# PROBLEM TO WORK ON
Which lines contain the word "matplotlib"? Return each of them as written.

# MATERIAL FOR THIS EXERCISE

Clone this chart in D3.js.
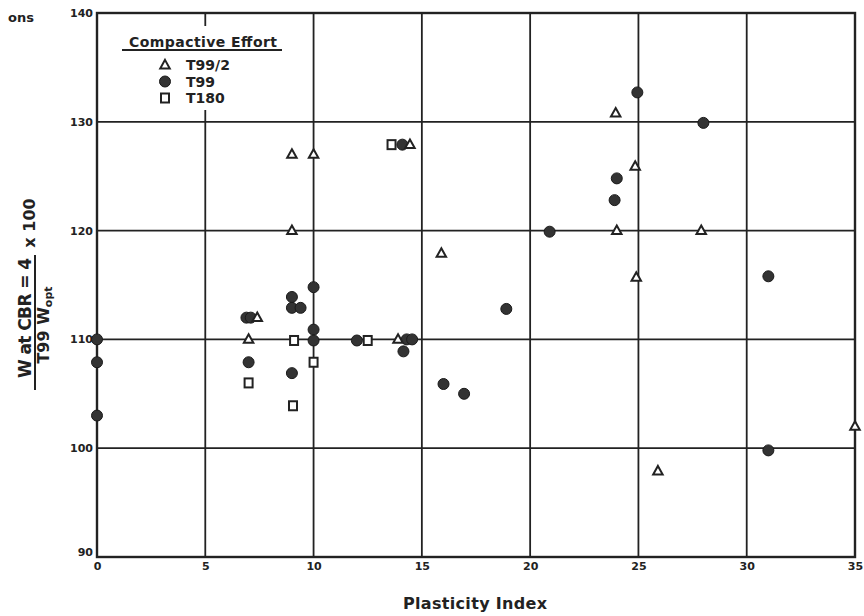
--
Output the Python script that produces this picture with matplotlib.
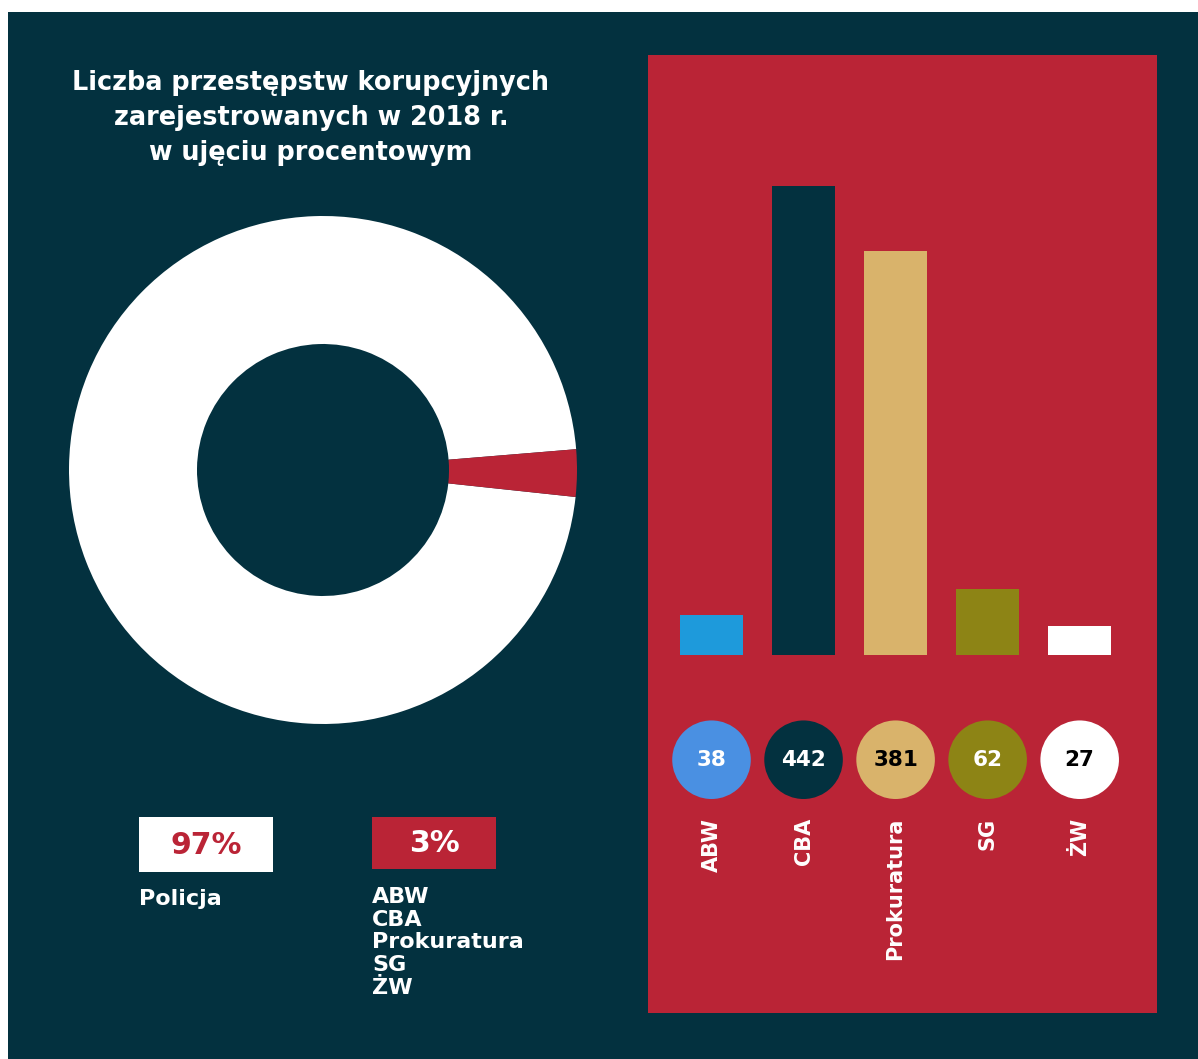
---
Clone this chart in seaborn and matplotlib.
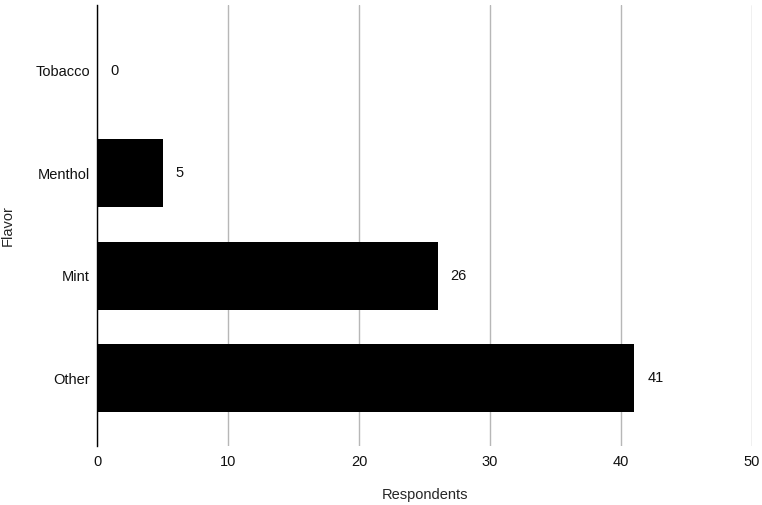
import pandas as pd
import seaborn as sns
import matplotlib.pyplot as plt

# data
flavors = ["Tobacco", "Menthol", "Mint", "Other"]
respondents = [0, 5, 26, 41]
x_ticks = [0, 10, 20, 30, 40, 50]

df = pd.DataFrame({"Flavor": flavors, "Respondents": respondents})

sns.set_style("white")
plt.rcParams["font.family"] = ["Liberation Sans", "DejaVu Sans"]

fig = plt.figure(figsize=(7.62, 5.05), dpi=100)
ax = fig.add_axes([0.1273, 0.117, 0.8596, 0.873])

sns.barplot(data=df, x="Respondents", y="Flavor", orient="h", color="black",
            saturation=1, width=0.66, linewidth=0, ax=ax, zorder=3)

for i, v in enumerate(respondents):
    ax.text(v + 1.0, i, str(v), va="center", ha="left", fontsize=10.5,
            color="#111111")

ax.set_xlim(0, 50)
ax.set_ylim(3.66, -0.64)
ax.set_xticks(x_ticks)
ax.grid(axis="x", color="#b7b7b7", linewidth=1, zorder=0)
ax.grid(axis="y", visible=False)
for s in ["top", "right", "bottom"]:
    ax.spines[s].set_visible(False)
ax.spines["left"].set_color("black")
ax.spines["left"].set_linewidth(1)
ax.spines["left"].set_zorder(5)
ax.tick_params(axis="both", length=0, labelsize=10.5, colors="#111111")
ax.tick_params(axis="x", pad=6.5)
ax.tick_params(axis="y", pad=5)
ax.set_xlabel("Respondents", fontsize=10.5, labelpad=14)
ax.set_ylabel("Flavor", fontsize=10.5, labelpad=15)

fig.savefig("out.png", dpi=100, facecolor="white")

# TASK RESPONSE
Output the Python script that produces this picture with matplotlib.
Clone this chart in seaborn and matplotlib.
import matplotlib.pyplot as plt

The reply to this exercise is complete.